Le mot « compétences » est difficile à manier. Il s’agit à la fois de l’ensemble des savoir-faire et des savoir-être d’un individu et de ce que l’entreprise attend de lui. Les compétences se rattachent à la personne, par opposition au poste et à la qualification, mais elles s’apprécient en situation de travail. Elles doivent être transférables et reconnues au-delà de l’entreprise, mais ni le curriculum vitae, ni le contrat de travail ne suffisent à les définir. La reconnaissance par les pairs ou par la hiérarchie ne vaut pas moins que les certifications. Les compétences engagent ainsi la personne en tant que professionnelle dans et au-delà de l’emploi.

Monter en compétences, c’est monter en « professionnalité » : se couler dans une profession, s’adapter à un cadre d’emploi, faire avec la prescription tout en y mettant sa patte... La formation initiale demeure déterminante : « quel diplôme avez-vous à la base ? » entendons-nous toute notre vie. L’activité, également, est formatrice : il y a des entreprises où l’on apprend tous les jours, voire qui développent des parcours de professionnalisation. Et il y a également le manager de proximité qui a un rôle-clé auprès des autres salariés pour développer leurs compétences : manager, n’est-ce pas faire émerger les savoir-faire ?

La formation professionnalisante a elle fait de grands pas depuis un demi-siècle en France, luttant à armes très inégales avec le culte du diplôme initial. Les cadres se distinguent en tant que salariés ayant bénéficié de formations générales qui ne préparent pas à un seul métier mais attestent de l’aptitude à une gamme d’emplois. Gestion, ingénierie, droit, management… Grâce à leur formation supérieure, ils importent dans l’entreprise des savoirs stabilisés. En matière de formation continue, ils sont plutôt favorisés, du moins ceux qui travaillent dans un grand groupe.

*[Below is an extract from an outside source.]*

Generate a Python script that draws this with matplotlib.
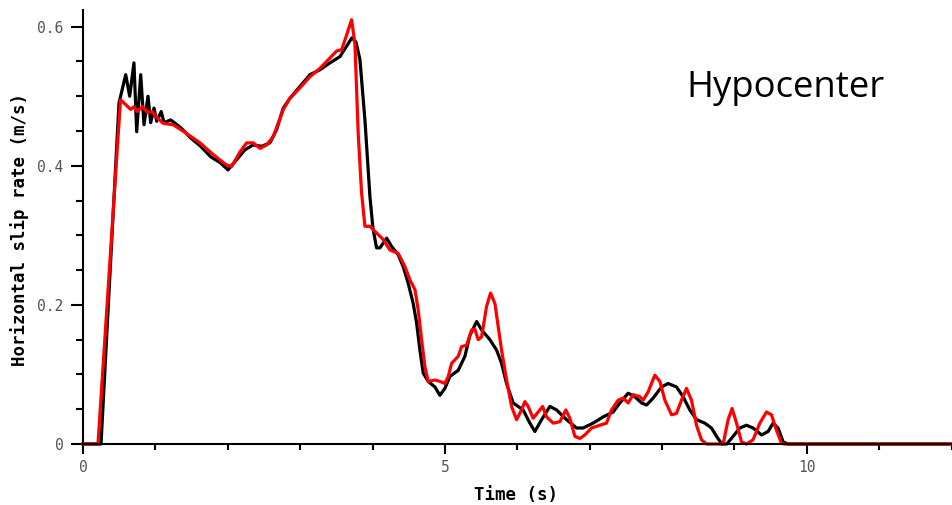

Il reste donc beaucoup à faire pour permettre à tous de se former tout au long d’une vie active qui ne cesse de s’étendre : invasion des formations comportementales qui font le nid de dérives sectaires, polarisation de l’offre entre formations difficiles à caser dans sa vie personnelle ou trop courtes auprès desquelles on n’apprend si peu, diminution du temps consacré à la formation par salarié (certes au profit du nombre en bénéficiant), complexité du système de gestion que dénoncent tous les rapports publics... La réforme en cours entend répondre à ces dérives. Elle promet une étape déterminante dans l’affirmation d’un droit à monter en compétences professionnelles : meilleure régulation de l’offre, crédit d’heures individuel, entretien professionnel, structures d’appui, accès pour les demandeurs d’emploi… La réforme peut marquer l’histoire sociale ou se faire oublier selon les moyens et la volonté qu’on lui accordera. Ce n’est pas seulement un principe d’égalité des chances. C’est surtout un levier de croissance.

Le challenge est de taille. Il s’agit de pallier (en partie) aux défaillances de la formation initiale (un actif sur deux exerce une activité sans lien avec ses études). De faire face (un peu) aux ruptures de trajectoires, voire de soutenir la mobilité. De donner de l’air au salarié engoncé dans l’injonction paradoxale d’accroître sa performance sous autonomie fortement contrôlée.

Entre émancipation et employabilité, chacun de nous a besoin d’un passeport sur lequel sont inscrits son métier et ses certifications. L’enjeu est important pour les travailleurs intellectuels qui ont du mal à définir ce qu’est, au-delà du résultat sauvagement chiffré, la qualité du fruit de leur travail. On reconnaît les compétences d’un artisan à son œuvre. C’est plus difficile dans une société de services, de connaissances. Monter en professionnalité, c’est donc prendre un peu sa revanche sur la prescription du travail et de son évaluation. C’est se donner les moyens de s’affirmer face à la subordination et de monter en identité professionnelle.